» Information shown

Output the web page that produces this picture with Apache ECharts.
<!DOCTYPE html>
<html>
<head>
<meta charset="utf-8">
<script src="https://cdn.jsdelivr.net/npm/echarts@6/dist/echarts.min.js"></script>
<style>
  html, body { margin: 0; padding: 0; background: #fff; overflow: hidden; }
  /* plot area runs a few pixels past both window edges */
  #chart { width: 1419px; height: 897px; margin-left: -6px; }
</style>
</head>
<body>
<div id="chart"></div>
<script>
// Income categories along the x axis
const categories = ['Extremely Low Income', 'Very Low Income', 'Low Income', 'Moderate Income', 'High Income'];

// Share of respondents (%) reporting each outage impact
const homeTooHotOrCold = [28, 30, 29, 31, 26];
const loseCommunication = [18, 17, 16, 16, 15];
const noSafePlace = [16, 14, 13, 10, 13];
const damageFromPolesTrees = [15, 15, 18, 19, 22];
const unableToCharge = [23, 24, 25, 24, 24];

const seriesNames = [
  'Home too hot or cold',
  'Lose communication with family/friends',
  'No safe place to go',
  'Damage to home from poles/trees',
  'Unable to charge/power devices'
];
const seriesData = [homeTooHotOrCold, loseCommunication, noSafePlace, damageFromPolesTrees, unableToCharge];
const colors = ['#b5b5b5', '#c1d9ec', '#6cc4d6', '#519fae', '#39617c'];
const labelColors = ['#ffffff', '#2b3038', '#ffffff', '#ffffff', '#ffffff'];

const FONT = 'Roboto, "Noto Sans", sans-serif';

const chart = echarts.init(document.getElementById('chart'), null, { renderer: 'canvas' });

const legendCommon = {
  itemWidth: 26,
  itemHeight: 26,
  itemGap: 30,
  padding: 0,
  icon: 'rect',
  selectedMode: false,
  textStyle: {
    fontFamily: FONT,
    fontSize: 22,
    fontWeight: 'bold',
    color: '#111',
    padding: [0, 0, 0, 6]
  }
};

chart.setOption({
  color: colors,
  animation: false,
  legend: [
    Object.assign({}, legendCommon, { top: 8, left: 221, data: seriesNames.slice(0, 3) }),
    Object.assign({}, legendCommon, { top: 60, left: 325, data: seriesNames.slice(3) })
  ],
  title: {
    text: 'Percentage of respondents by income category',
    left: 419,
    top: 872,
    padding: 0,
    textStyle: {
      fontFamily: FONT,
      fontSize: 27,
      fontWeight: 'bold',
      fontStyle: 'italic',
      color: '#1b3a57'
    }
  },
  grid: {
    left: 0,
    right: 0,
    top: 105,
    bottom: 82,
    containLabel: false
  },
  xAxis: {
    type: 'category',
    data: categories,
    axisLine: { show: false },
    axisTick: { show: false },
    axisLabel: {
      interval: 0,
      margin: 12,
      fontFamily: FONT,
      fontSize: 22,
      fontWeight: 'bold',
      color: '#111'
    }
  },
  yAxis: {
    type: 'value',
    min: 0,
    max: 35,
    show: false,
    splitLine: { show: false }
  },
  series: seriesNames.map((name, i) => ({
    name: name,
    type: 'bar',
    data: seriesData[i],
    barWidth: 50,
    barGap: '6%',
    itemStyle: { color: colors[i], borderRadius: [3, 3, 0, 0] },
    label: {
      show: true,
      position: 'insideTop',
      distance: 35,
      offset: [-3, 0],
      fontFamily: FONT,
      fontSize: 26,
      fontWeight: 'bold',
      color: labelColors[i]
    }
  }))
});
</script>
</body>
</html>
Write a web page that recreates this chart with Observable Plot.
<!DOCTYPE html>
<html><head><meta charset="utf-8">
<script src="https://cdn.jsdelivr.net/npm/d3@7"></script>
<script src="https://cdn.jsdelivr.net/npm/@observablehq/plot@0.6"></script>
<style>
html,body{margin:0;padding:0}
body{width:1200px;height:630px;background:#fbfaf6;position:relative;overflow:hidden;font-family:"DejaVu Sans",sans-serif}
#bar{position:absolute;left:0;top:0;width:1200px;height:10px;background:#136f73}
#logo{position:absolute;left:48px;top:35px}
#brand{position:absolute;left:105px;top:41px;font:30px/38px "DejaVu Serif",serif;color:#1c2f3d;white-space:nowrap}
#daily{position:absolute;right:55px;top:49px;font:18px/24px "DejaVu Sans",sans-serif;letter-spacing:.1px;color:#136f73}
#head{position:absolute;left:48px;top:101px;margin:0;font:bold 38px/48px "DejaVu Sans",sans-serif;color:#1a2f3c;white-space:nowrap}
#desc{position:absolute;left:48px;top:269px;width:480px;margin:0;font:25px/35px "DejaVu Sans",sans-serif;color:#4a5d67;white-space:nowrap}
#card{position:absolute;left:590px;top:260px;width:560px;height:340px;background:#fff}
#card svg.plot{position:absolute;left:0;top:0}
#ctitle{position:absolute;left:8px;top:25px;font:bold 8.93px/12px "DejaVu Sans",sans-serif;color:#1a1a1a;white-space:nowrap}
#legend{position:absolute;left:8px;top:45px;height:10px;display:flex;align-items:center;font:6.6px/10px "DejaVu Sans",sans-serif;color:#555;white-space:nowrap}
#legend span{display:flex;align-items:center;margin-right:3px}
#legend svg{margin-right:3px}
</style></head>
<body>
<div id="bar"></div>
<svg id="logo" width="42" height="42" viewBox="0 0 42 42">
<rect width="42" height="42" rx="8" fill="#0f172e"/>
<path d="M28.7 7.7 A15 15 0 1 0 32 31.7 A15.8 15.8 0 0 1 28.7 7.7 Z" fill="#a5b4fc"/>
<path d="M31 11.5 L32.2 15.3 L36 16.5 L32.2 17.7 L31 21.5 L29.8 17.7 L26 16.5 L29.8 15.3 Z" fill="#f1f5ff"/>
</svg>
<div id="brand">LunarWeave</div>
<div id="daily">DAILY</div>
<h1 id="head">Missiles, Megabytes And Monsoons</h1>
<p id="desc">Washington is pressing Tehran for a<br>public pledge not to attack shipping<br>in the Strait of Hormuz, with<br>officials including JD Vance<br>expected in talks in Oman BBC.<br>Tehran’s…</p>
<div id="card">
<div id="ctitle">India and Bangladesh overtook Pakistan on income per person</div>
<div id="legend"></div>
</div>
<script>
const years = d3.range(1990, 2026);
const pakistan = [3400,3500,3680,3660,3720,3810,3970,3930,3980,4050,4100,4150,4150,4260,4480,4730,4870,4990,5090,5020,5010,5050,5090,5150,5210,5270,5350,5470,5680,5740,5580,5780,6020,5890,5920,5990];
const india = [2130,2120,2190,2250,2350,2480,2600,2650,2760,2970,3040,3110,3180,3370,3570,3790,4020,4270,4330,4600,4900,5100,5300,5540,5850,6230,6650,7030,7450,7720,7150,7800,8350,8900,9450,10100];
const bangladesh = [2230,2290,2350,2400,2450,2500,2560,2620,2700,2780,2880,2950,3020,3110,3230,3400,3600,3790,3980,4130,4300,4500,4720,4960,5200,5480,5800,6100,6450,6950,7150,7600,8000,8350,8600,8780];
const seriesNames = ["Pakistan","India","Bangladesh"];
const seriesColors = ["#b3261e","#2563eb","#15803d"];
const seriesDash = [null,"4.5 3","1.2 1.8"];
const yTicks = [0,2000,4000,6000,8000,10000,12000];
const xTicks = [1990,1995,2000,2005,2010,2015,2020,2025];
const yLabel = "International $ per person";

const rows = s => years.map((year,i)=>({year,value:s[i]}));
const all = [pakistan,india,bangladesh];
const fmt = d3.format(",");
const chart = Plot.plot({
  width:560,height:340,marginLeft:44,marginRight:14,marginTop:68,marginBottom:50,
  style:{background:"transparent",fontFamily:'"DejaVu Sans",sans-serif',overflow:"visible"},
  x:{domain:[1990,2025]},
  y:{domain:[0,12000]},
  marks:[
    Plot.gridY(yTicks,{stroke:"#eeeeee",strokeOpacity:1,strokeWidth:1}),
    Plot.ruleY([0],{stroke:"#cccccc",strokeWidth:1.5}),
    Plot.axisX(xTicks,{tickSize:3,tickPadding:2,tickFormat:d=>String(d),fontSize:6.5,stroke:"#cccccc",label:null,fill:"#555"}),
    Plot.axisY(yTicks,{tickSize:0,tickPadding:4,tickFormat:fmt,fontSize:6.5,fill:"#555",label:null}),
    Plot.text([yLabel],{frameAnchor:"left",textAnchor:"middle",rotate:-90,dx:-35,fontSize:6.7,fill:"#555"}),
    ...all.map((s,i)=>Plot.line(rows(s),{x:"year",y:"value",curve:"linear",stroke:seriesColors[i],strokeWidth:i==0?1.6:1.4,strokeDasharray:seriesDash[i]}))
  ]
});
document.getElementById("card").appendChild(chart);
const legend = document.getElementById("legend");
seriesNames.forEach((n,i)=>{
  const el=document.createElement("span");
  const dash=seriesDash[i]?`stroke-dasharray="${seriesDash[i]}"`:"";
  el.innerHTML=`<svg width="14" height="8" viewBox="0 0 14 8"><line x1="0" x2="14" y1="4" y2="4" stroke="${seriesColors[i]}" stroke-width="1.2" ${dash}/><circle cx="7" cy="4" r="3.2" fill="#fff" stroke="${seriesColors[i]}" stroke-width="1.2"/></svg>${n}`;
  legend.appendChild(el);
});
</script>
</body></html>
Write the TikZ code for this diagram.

» Goal
Return only the count of lines in the records that hold the word "with".

» Problem solution
4